From Day 1, August 21, I knew that he was doing what he needed to do, that he would always do what he needed to do, and that nothing on this Earth was more important to him than his family. In this past year of our marriage I saw sides of him I rarely saw, on a regular basis. I saw him grow and change and stand up for what he believes in. I was there as he learned some hard, painful lessons throughout this year, as he struggled and as he grew more confident, and I knew that at the end of every single day, we were on the same side. We were a team, a unit.
I learned, right from Day 1, that I could not do this without him. That he truly is my other half. That when I struggled, he would fake his way through making me believe everything was going to turn out okay.

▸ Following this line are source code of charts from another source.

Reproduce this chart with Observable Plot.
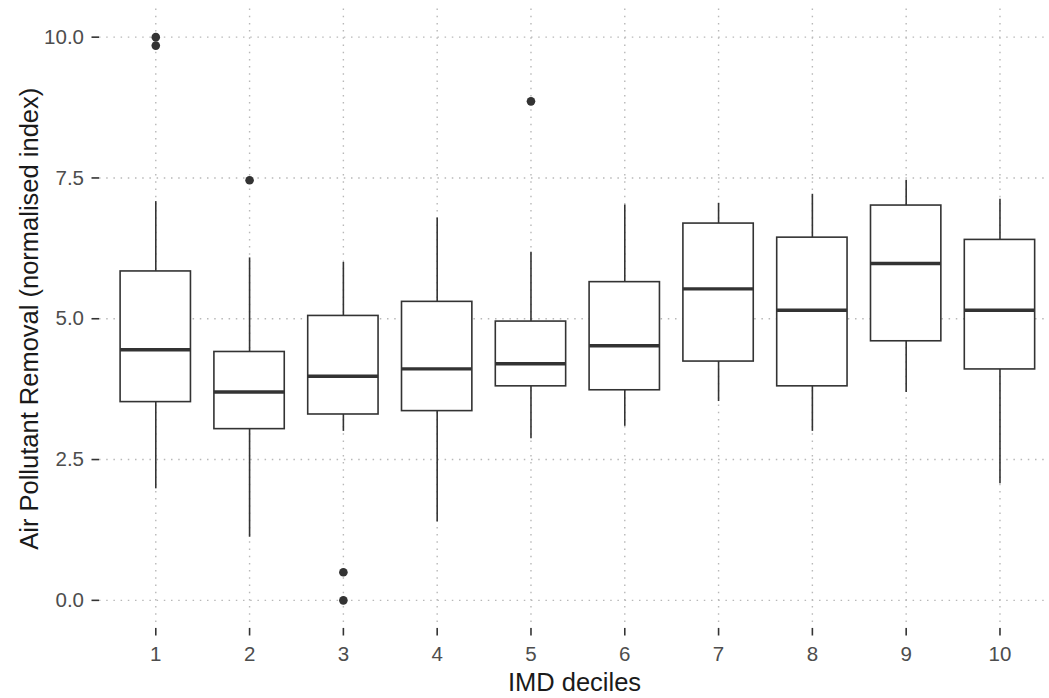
<!DOCTYPE html>
<html>
<head>
<meta charset="utf-8">
<script src="https://cdn.jsdelivr.net/npm/d3@7"></script>
<script src="https://cdn.jsdelivr.net/npm/@observablehq/plot@0.6"></script>
<style>
  html, body { margin: 0; padding: 0; background: #ffffff; overflow: hidden; }
</style>
</head>
<body>
<div id="chart"></div>
<script>
// ---- Data ----
const deciles   = [1, 2, 3, 4, 5, 6, 7, 8, 9, 10];
const whiskerLo = [1.98, 1.12, 3.00, 1.39, 2.87, 3.09, 3.53, 3.00, 3.69, 2.07];
const q1        = [3.52, 3.04, 3.30, 3.36, 3.80, 3.73, 4.24, 3.80, 4.60, 4.10];
const medians   = [4.45, 3.70, 3.98, 4.11, 4.20, 4.52, 5.53, 5.15, 5.98, 5.15];
const q3        = [5.84, 4.41, 5.05, 5.30, 4.95, 5.65, 6.69, 6.44, 7.01, 6.40];
const whiskerHi = [7.08, 6.08, 6.00, 6.79, 6.18, 7.02, 7.05, 7.21, 7.46, 7.12];
const outlierDecile = [1, 1, 2, 3, 3, 5];
const outlierValue  = [10.0, 9.85, 7.46, 0.50, 0.00, 8.86];
const yTicks = [0, 2.5, 5, 7.5, 10];
const xTitle = "IMD deciles";
const yTitle = "Air Pollutant Removal (normalised index)";

// ---- Tables built from the arrays ----
const boxes = deciles.map((d, i) => ({
  decile: d, lo: whiskerLo[i], q1: q1[i], med: medians[i], q3: q3[i], hi: whiskerHi[i]
}));
const outliers = outlierDecile.map((d, i) => ({decile: d, value: outlierValue[i]}));

const halfWidth = 0.375;
const dark = "#333333";
const gridStyle = {stroke: "#b8b8b8", strokeOpacity: 1, strokeWidth: 1.4, strokeDasharray: "1.5,5.7"};

const chart = Plot.plot({
  width: 1049,
  height: 698,
  marginLeft: 99,
  marginRight: 0,
  marginTop: 8.5,
  marginBottom: 70,
  style: {fontFamily: "'Liberation Sans', Arial, sans-serif", background: "#ffffff", color: dark},
  x: {type: "linear", domain: [0.4, 10.528]},
  y: {type: "linear", domain: [-0.5, 10.5]},
  marks: [
    Plot.gridY(yTicks, gridStyle),
    Plot.gridX(deciles, gridStyle),
    // whiskers
    Plot.ruleX(boxes, {x: "decile", y1: "lo", y2: "q1", stroke: dark, strokeWidth: 1.6}),
    Plot.ruleX(boxes, {x: "decile", y1: "q3", y2: "hi", stroke: dark, strokeWidth: 1.6}),
    // boxes
    Plot.rect(boxes, {
      x1: d => d.decile - halfWidth, x2: d => d.decile + halfWidth,
      y1: "q1", y2: "q3", fill: "#ffffff", stroke: dark, strokeWidth: 1.6
    }),
    // medians
    Plot.ruleY(boxes, {
      y: "med", x1: d => d.decile - halfWidth, x2: d => d.decile + halfWidth,
      stroke: dark, strokeWidth: 3.4
    }),
    // outliers
    Plot.dot(outliers, {x: "decile", y: "value", r: 4.3, fill: dark, stroke: "none"}),
    // axes
    Plot.axisX({
      ticks: deciles, tickFormat: d => String(d), tickSize: 7.5, tickPadding: 10,
      fontSize: 20.5, stroke: dark, strokeWidth: 1.6, fill: "#4d4d4d", label: null
    }),
    Plot.axisY({
      ticks: yTicks, tickFormat: d3.format(".1f"), tickSize: 7.5, tickPadding: 8,
      fontSize: 20.5, stroke: dark, strokeWidth: 1.6, fill: "#4d4d4d", label: null
    }),
    // axis titles
    Plot.text([xTitle], {
      text: d => d, frameAnchor: "bottom", lineAnchor: "bottom", textAnchor: "middle", dy: 62,
      fontSize: 25.5, fill: "#1a1a1a"
    }),
    Plot.text([yTitle], {
      text: d => d, frameAnchor: "left", lineAnchor: "bottom", textAnchor: "middle",
      rotate: -90, dx: -62, fontSize: 25.5, fill: "#1a1a1a"
    })
  ]
});

document.getElementById("chart").appendChild(chart);
</script>
</body>
</html>
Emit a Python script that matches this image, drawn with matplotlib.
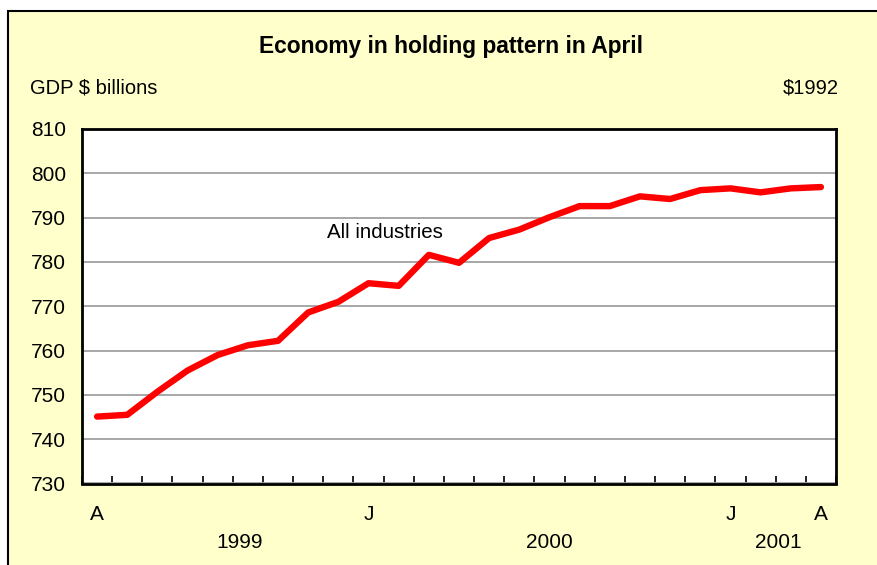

That when I couldn't do it anymore, he could. That when I was gripped by anxiety and fear, he could convince me to keep going. That while he needed me to get things done, I also needed him to get other things done. And that we could rely on eachother's strengths and compensate for eachother's weaknesses. I learned that when his wife or his family was attacked, he would stand up and defend. That we truly do compliment eachother. Where I was weak, he was strong.
And vice versa.
I learned how patient we both could be with eachother.
I already knew all of this from our previous years together, but this year what I learned, is that when crisis, real crisis, falls upon our family, if we stick together, are honest with eachother and give our marriage the attention it needs, it will stay strong.
Our marriage was tested, our commitment to our marriage was tested, all four of us struggled as we soldiered through this ninth year.
Never before in a one week period did we come so close to losing him, really truly losing him, more than once. He willingly entered buildings threatening to crumble, he was stationed in neighbourhoods with multiple natural gas leaks long after the rest of us were evacuated and he was in a very terse situation for over 8 hours down at Sifto. Any of these situations could have turned catastophic at any moment. Anything, anything could have happened on so many different occasions that week.
It puts things into perspective. Changes in your mind what "really matters". Makes you think about where your life is going and how you want to live it.
I thank God my husband didn't.
This past year, more than any other, has shown me how much I need him, how much I depend on him and how much I love him, for all that he is and for how far he has come. And above all else, I don't just "need" him to be there, I want him to be there.
I believe my marriage was solidified over the past year and for that, I am both proud and grateful.
|August 2 2003|
Here we are, about to start our tenth year together, the two of us not the same people they were in that church on that day, with still so much to face and figure out as the years go on. I don't know what's to come, I don't want to know, I can only hope that we can continue to handle it, together.
"To the world you may be one person...but to one person you may be the world"
|Sept 10 2011|
"Always, Forever, and No Matter What".